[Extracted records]
[START]

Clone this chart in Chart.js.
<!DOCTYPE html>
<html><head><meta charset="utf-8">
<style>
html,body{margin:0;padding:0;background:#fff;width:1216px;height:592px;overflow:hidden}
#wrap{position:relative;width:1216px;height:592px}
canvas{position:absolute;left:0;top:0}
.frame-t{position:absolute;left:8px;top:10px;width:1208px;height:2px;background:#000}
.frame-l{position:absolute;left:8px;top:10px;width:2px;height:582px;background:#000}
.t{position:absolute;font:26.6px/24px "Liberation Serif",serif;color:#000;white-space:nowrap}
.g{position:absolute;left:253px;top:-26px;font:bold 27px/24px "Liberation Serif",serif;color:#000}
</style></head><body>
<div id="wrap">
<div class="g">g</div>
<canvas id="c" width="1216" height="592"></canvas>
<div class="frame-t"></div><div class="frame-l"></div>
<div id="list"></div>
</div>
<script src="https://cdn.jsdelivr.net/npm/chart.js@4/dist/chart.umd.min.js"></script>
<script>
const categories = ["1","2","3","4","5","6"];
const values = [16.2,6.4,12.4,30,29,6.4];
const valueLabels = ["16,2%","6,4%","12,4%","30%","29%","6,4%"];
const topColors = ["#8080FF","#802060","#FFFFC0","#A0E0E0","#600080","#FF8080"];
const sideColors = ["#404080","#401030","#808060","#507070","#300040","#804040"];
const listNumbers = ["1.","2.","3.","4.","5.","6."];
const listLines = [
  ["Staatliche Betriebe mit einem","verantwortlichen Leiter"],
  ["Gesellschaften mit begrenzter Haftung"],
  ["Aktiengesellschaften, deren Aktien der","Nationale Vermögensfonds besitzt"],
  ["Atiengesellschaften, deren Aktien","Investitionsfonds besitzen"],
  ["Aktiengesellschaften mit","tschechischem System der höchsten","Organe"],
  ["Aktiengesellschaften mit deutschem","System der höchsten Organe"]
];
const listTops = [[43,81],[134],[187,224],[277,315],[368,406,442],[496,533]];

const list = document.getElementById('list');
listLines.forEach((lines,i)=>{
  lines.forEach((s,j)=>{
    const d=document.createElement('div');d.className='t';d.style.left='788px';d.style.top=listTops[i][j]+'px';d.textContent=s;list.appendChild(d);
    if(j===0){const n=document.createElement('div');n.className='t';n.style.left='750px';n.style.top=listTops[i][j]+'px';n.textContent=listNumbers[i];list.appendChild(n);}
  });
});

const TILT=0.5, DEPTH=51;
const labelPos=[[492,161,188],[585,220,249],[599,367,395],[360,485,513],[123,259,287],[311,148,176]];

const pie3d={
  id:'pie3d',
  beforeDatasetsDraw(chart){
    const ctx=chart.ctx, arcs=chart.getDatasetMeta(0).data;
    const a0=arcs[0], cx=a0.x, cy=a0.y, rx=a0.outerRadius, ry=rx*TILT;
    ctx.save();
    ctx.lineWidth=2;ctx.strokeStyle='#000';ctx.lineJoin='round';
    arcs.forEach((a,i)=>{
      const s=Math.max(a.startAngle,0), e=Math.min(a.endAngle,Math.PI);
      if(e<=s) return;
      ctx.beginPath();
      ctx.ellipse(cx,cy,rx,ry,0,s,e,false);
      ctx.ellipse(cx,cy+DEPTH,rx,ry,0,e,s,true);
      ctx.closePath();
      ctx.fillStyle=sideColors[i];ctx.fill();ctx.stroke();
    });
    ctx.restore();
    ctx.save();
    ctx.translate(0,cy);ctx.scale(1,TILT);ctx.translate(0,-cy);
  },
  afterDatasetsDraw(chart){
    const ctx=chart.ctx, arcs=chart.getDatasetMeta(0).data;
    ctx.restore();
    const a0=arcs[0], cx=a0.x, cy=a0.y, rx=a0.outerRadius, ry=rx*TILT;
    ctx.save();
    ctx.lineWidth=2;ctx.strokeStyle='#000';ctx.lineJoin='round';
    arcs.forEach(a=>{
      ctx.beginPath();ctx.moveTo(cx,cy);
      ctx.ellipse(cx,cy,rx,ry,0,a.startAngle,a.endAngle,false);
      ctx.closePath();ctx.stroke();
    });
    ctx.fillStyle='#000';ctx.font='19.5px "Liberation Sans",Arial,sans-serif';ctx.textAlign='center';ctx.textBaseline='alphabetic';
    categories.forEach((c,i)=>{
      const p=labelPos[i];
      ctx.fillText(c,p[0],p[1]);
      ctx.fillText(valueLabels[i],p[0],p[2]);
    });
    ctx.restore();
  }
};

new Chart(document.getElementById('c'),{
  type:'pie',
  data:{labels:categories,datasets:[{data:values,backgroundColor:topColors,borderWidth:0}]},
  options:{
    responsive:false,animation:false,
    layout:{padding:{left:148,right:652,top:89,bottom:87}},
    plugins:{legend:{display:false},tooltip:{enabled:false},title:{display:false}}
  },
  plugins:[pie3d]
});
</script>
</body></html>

[END]
[START]

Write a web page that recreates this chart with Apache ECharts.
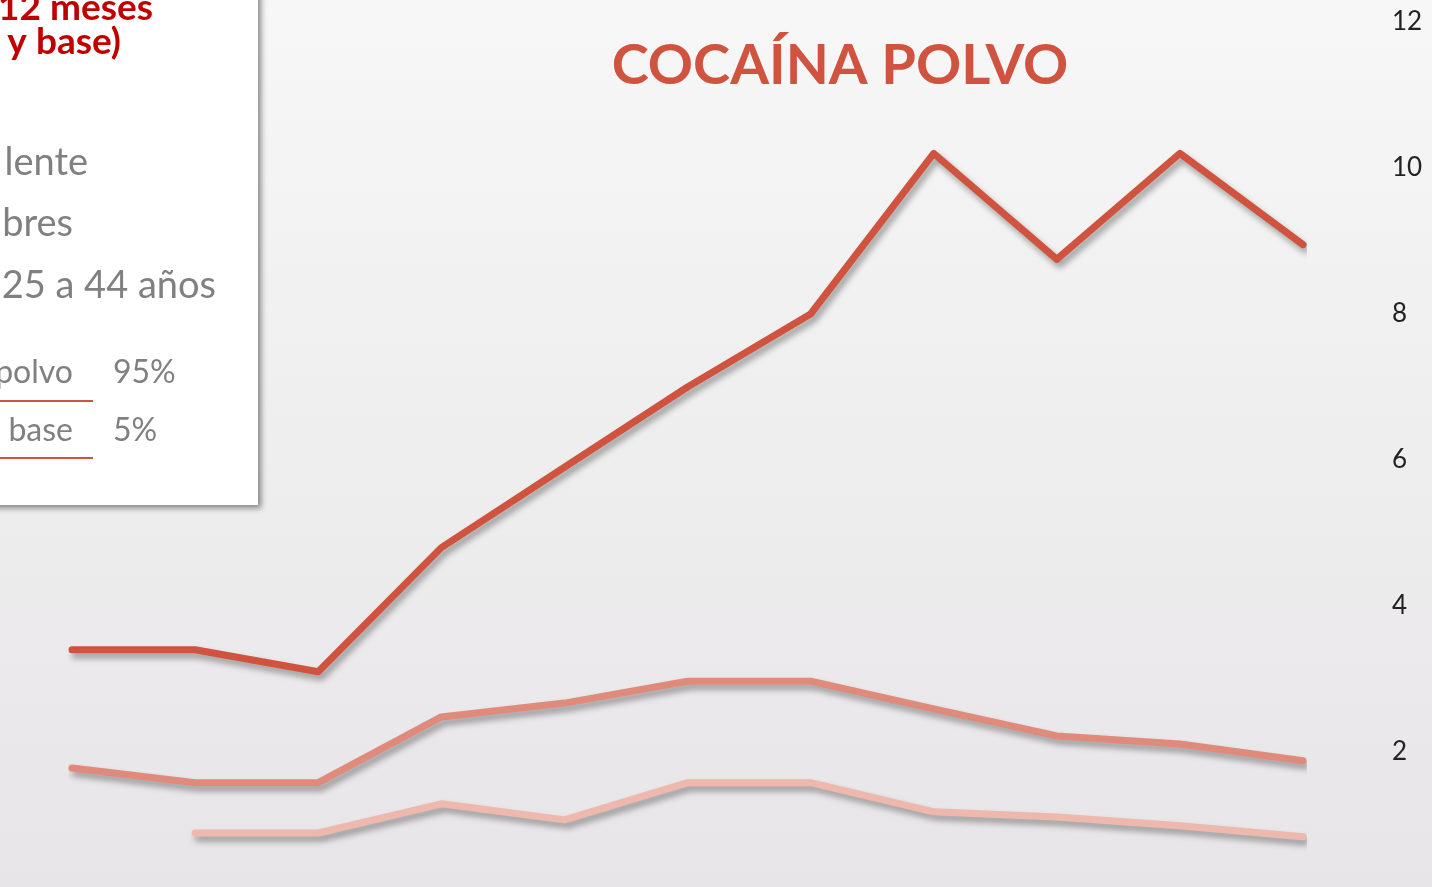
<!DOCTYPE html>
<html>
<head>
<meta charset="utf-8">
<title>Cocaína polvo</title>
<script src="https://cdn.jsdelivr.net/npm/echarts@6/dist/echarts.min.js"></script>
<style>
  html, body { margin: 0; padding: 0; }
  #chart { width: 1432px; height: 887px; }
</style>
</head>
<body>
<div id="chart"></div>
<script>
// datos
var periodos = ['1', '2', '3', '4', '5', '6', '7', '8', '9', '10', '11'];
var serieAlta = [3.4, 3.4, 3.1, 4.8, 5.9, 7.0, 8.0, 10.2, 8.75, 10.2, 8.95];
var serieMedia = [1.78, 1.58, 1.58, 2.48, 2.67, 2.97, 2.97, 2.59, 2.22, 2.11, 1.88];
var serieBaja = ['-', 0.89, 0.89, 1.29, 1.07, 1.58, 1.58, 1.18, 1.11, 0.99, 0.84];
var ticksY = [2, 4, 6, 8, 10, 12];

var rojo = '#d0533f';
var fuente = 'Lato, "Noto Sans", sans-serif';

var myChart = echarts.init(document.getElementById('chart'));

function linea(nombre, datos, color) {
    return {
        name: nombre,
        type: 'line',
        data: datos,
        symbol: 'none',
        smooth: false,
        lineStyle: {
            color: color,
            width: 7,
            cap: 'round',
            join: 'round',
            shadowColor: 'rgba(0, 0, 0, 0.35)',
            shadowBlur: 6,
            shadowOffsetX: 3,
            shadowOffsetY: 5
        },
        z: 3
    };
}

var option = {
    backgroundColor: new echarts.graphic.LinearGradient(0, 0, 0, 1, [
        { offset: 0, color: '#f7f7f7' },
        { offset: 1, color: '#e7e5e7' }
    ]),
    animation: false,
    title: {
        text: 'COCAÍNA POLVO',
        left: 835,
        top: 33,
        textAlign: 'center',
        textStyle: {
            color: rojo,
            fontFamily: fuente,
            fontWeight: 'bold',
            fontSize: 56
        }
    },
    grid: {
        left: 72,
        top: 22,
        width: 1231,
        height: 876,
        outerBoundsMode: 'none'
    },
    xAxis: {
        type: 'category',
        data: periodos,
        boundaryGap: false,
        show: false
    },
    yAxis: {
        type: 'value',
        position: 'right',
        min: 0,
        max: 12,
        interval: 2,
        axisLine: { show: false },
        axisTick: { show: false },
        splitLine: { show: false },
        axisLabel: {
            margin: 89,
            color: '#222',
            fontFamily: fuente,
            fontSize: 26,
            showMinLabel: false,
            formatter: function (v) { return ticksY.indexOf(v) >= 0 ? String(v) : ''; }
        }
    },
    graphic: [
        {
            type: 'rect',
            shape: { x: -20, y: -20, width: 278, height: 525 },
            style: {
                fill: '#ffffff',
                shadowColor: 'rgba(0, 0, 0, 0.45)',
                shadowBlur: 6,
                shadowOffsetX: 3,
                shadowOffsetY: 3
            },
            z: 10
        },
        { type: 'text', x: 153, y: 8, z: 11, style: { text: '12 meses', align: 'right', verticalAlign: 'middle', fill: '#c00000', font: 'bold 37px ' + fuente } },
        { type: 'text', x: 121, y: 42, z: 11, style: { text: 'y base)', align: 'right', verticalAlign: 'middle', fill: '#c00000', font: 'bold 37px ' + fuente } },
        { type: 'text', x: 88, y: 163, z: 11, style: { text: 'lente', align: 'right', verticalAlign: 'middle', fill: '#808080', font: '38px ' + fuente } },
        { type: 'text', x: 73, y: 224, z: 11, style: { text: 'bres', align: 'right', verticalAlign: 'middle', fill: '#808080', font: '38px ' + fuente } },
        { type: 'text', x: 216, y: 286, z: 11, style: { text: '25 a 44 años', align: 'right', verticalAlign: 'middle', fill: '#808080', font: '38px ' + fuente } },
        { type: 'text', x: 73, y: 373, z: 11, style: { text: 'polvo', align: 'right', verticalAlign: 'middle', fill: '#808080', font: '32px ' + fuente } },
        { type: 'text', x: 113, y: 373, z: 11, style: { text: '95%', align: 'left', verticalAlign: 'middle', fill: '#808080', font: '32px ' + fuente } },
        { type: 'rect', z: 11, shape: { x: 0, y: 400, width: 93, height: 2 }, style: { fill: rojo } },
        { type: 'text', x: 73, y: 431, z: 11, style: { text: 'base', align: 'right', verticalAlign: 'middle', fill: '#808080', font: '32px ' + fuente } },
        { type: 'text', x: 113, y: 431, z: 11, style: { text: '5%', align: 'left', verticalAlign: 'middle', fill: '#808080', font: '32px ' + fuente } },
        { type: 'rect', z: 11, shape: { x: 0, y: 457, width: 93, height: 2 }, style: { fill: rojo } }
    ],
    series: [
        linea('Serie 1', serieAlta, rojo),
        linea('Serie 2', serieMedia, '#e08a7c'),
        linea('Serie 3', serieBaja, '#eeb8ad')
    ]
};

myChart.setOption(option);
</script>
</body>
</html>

[END]

_WHAT TO DO_:
Take each line containing the string "this" and copy it out.

_CORRECT ANSWER_:
Clone this chart in Chart.js.
Write a web page that recreates this chart with Apache ECharts.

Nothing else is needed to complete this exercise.